Srabanti Chowdhury, Professor, Department of Electrical and Computer Engineering, University of California, Davis

Prof. Chowdhury’s group focuses on materials and device research for RF and Power electronics. Her academic career was launched at UCSB developing Vertcial GaN-based transistors. Vertical GaN technology has matured substantially over the last decade and she continues to contribute to the field by developing novel power switching devices. Her work on RF electronics started with her DARPA young faculty award where she is developing high Watts-per-mm devices. Besides GaN, her group works extensively on Diamond material and device development for high temperature electronics.

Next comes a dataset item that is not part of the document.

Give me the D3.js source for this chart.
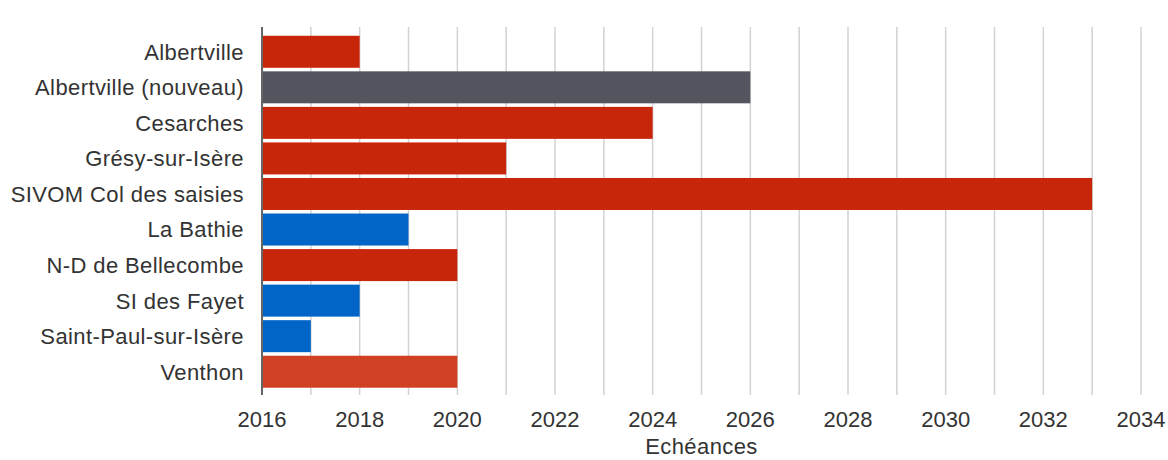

She has received the NSF CAREER, AFOSR Young Investigator Program (YIP) and DARPA Young Faculty Award (YFA) in 2015. She received the Young Scientist Award at the International Symposium on Compound Semiconductor (ISCS) in 2016 for her contribution towards GaN-Vertical device development.

Role of Wide Bandgap Semiconductors in Next-Generation Power Converters

Wide bandgap semiconductors present a pathway to push the limits of power conversion efficiency beyond that available from Silicon-based devices, enabling significant energy savings. Recent progress in Gallium Nitride (GaN)-based power electronic devices has been compelling. Reducing conversion losses is not only critical for minimizing consumption of limited resources, it simultaneously enables new compact architectures, the basis for a new industry offering increased power conversion performance at reduced system cost. This is because GaN devices enable power electronics with 1) higher efficiency at higher frequency of operation and 2) higher efficiency over a wider range of operating temperature, compared with what is possible with Si, which is approaching its physical material limit in power conversion. High efficiency operation at higher operating frequency reduces the size, weight and cost of the overall system by reducing the size of the passive components and the heat sink. GaN-based Photovoltaic (PV) inverters have achieved efficiency above 98% at a pulse-width modulation frequency of 50 kHz (vs. 96% with Si at 15 kHz), reducing loss by 50%, thereby shrinking the PV inverter size by 40%. While Lateral GaN devices are more matured in technology and have entered the medium power conversion market (up to 10 kW), Vertical GaN devices are evolving to address high power conversion (10 kW-10 MW). The novelty of the device design can be extended beyond GaN to other wider bandgap materials like Gallium Oxide, Aluminum Nitride and Diamond for more futuristic power and other novel fields like photovoltaic and GHz-THz frequency applications.